[Entries with chart source code]

________________________________________

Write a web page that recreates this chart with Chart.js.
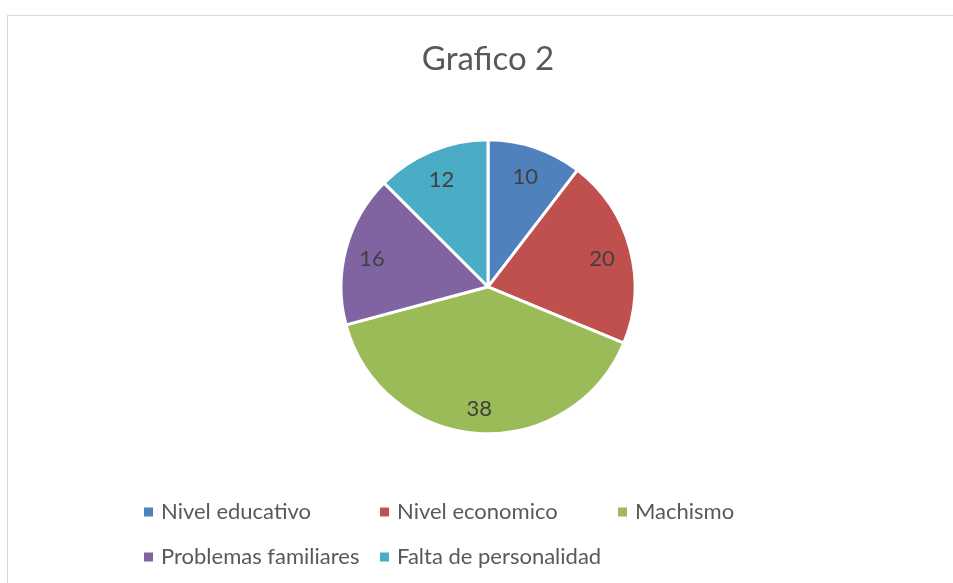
<!DOCTYPE html>
<html>
<head>
<meta charset="utf-8">
<style>
  html, body { margin: 0; padding: 0; background: #ffffff; }
  #wrap { width: 953px; height: 583px; position: relative; }
</style>
<script src="https://cdn.jsdelivr.net/npm/chart.js@4"></script>
</head>
<body>
<div id="wrap"><canvas id="c" width="953" height="583"></canvas></div>
<script>
const chartTitle = "Grafico 2";
const categories = ["Nivel educativo", "Nivel economico", "Machismo", "Problemas familiares", "Falta de personalidad"];
const values = [10, 20, 38, 16, 12];
const colors = ["#4F81BD", "#C0504D", "#9BBB59", "#8064A2", "#4BACC6"];

const FONT = "Lato, 'Liberation Sans', sans-serif";

const frame = {
  id: "frame",
  beforeDraw(chart) {
    const ctx = chart.ctx;
    ctx.save();
    ctx.fillStyle = "#ffffff";
    ctx.fillRect(0, 0, chart.width, chart.height);
    ctx.strokeStyle = "#D9D9D9";
    ctx.lineWidth = 1;
    ctx.strokeRect(7.5, 15.5, 1000, 1000);
    ctx.restore();
  }
};

const sliceLabels = {
  id: "sliceLabels",
  afterDatasetsDraw(chart) {
    const ctx = chart.ctx;
    const meta = chart.getDatasetMeta(0);
    ctx.save();
    ctx.font = "22px " + FONT;
    ctx.fillStyle = "#404040";
    ctx.textAlign = "center";
    ctx.textBaseline = "middle";
    meta.data.forEach((arc, i) => {
      const mid = (arc.startAngle + arc.endAngle) / 2;
      const r = arc.outerRadius * 0.81;
      ctx.fillText(String(values[i]), arc.x + Math.cos(mid) * r - 1, arc.y + Math.sin(mid) * r + 3);
    });
    ctx.restore();
  }
};

const gridLegend = {
  id: "gridLegend",
  afterDraw(chart) {
    const ctx = chart.ctx;
    const cols = [144, 380, 618];
    const rows = [512, 557];
    const perRow = 3;
    ctx.save();
    ctx.font = "22px " + FONT;
    ctx.textBaseline = "middle";
    ctx.textAlign = "left";
    categories.forEach((label, i) => {
      const x = cols[i % perRow];
      const y = rows[Math.floor(i / perRow)];
      ctx.fillStyle = colors[i];
      ctx.fillRect(x, y - 4.5, 9, 9);
      ctx.fillStyle = "#595959";
      ctx.fillText(label, x + 17, y);
    });
    ctx.restore();
  }
};

new Chart(document.getElementById("c"), {
  type: "pie",
  data: {
    labels: categories,
    datasets: [{
      data: values,
      backgroundColor: colors,
      borderColor: "#ffffff",
      borderWidth: 3,
      radius: 147
    }]
  },
  options: {
    responsive: false,
    animation: false,
    layout: { padding: { left: 23, right: 0, top: 0, bottom: 97 } },
    plugins: {
      legend: { display: false },
      tooltip: { enabled: false },
      title: {
        display: true,
        text: chartTitle,
        color: "#595959",
        font: { family: FONT, size: 33, weight: "normal" },
        padding: { top: 40, bottom: 8 }
      }
    }
  },
  plugins: [frame, sliceLabels, gridLegend]
});
</script>
</body>
</html>
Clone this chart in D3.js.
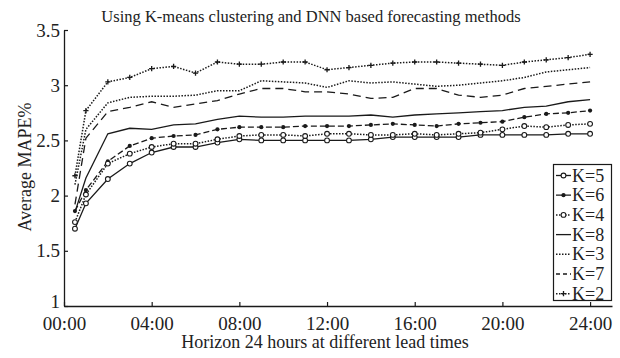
<!DOCTYPE html>
<html><head><meta charset="utf-8">
<script src="https://cdn.jsdelivr.net/npm/d3@7"></script>
<style>body{margin:0;background:#fff}svg{display:block}text{font-family:"Liberation Serif","Times New Roman",serif;fill:#222}</style>
</head><body>
<script>
const hours = [0.5,1,2,3,4,5,6,7,8,9,10,11,12,13,14,15,16,17,18,19,20,21,22,23,24];
const xTicks = [0,4,8,12,16,20,24];
const xTickLabels = ["00:00","04:00","08:00","12:00","16:00","20:00","24:00"];
const yTicks = [1,1.5,2,2.5,3,3.5];
const yTickLabels = ["1","1.5","2","2.5","3","3.5"];
const legendOrder = ["K=5","K=6","K=4","K=8","K=3","K=7","K=2"];
const k5 = [1.70,1.93,2.15,2.29,2.39,2.44,2.44,2.48,2.51,2.50,2.50,2.50,2.50,2.50,2.51,2.53,2.53,2.53,2.53,2.55,2.55,2.55,2.55,2.56,2.56];
const k6 = [1.86,2.05,2.31,2.45,2.52,2.54,2.55,2.60,2.62,2.62,2.62,2.63,2.63,2.63,2.64,2.65,2.64,2.63,2.65,2.66,2.67,2.71,2.74,2.75,2.77];
const k4 = [1.76,2.01,2.29,2.38,2.44,2.47,2.47,2.51,2.54,2.55,2.55,2.54,2.56,2.56,2.55,2.55,2.56,2.55,2.56,2.57,2.60,2.63,2.62,2.64,2.65];
const k8 = [1.85,2.16,2.56,2.61,2.60,2.64,2.65,2.69,2.72,2.71,2.71,2.72,2.72,2.72,2.73,2.71,2.73,2.74,2.75,2.76,2.77,2.80,2.81,2.85,2.87];
const k3 = [2.10,2.60,2.84,2.89,2.90,2.90,2.91,2.95,2.95,3.04,3.03,3.02,2.98,3.04,3.02,3.03,3.01,2.99,3.00,3.02,3.04,3.07,3.12,3.14,3.16];
const k7 = [1.92,2.52,2.76,2.80,2.85,2.80,2.83,2.86,2.92,2.97,2.97,2.94,2.94,2.92,2.88,2.89,2.97,2.97,2.91,2.89,2.91,2.97,2.99,3.01,3.03];
const k2 = [2.18,2.77,3.03,3.07,3.15,3.17,3.11,3.21,3.19,3.19,3.21,3.21,3.14,3.16,3.18,3.20,3.21,3.21,3.20,3.19,3.18,3.21,3.23,3.25,3.28];

const series = [
  {name:"K=5", values:k5, dash:null, marker:"circle"},
  {name:"K=6", values:k6, dash:"6,3", marker:"filled"},
  {name:"K=4", values:k4, dash:"1.5,1.5", marker:"circle"},
  {name:"K=8", values:k8, dash:null, marker:null},
  {name:"K=3", values:k3, dash:"1.5,1.5", marker:null},
  {name:"K=7", values:k7, dash:"8,5", marker:null},
  {name:"K=2", values:k2, dash:"1.5,1.5", marker:"plus"}
];

const W=620,H=358;
const svg=d3.select("body").append("svg").attr("width",W).attr("height",H);
const x=d3.scaleLinear().domain([0,25]).range([64,612]);
const y=d3.scaleLinear().domain([1,3.5]).range([306,30]);
const ink="#1a1a1a";

svg.append("text").attr("x",311).attr("y",22).attr("text-anchor","middle").style("font-size","16.5px")
  .text("Using K-means clustering and DNN based forecasting methods");

// axes
const xAxis=d3.axisBottom(x).tickValues(xTicks).tickSizeInner(-4).tickSizeOuter(0).tickPadding(8)
  .tickFormat((d,i)=>xTickLabels[i]);
const gx=svg.append("g").attr("transform","translate(0,306)").call(xAxis);
const yAxis=d3.axisLeft(y).tickValues(yTicks).tickSizeInner(-4).tickSizeOuter(0).tickPadding(6)
  .tickFormat((d,i)=>yTickLabels[i]);
const gy=svg.append("g").attr("transform","translate(64,0)").call(yAxis);
[gx,gy].forEach(g=>{
  g.select(".domain").attr("stroke",ink).attr("stroke-width",1.3);
  g.selectAll(".tick line").attr("stroke",ink).attr("stroke-width",1.2);
  g.selectAll(".tick text").style("font-size","19px").attr("fill","#222").style("font-family",'"Liberation Serif",serif');
});
gy.selectAll(".tick text").attr("x",-4).attr("dy",(d)=>d===1?"0.1em":"0.32em");
gx.selectAll(".tick text").attr("dy","0.75em").attr("y",9.5);

svg.append("text").attr("x",325).attr("y",348).attr("text-anchor","middle").style("font-size","18px")
  .text("Horizon 24 hours at different lead times");
svg.append("text").attr("transform","translate(31,167) rotate(-90)").attr("text-anchor","middle").style("font-size","18px")
  .text("Average MAPE%");

const line=d3.line().x((d,i)=>x(hours[i])).y(d=>y(d));
function drawMarker(g,type,cx,cy){
  if(type==="circle"){
    g.append("circle").attr("cx",cx).attr("cy",cy).attr("r",2.4).attr("fill","#fff").attr("stroke",ink).attr("stroke-width",1.1);
  } else if(type==="filled"){
    g.append("circle").attr("cx",cx).attr("cy",cy).attr("r",2.1).attr("fill",ink);
  } else if(type==="plus"){
    g.append("path").attr("d",`M${cx-2.6},${cy}H${cx+2.6}M${cx},${cy-2.6}V${cy+2.6}`).attr("stroke",ink).attr("stroke-width",1.3);
  }
}
series.forEach(s=>{
  const g=svg.append("g");
  g.append("path").datum(s.values).attr("d",line).attr("fill","none").attr("stroke",ink)
    .attr("stroke-width",s.dash==="1.5,1.5"?1.5:1.3).attr("stroke-dasharray",s.dash);
  if(s.marker) s.values.forEach((v,i)=>drawMarker(g,s.marker,x(hours[i]),y(v)));
});

// legend
const lg=svg.append("g");
lg.append("rect").attr("x",553.5).attr("y",164.5).attr("width",58).attr("height",136).attr("fill","#fff").attr("stroke",ink).attr("stroke-width",1.2);
legendOrder.forEach((name,i)=>{
  const s=series.find(t=>t.name===name);
  const cy=175.5+i*19.7;
  lg.append("line").attr("x1",556).attr("x2",571).attr("y1",cy).attr("y2",cy).attr("stroke",ink)
    .attr("stroke-width",s.dash==="1.5,1.5"?1.5:1.3).attr("stroke-dasharray",s.dash==="8,5"?"4,3":s.dash);
  if(s.marker) drawMarker(lg,s.marker,563.5,cy);
  lg.append("text").attr("x",572).attr("y",cy+6).style("font-size","18px").text(name);
});
</script>
</body></html>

________________________________________

__PROBLEM DETAILS__: Among the entries above, identify all lines with "this" and copy them.

__RESPONSE__:
Write a web page that recreates this chart with Chart.js.
Clone this chart in D3.js.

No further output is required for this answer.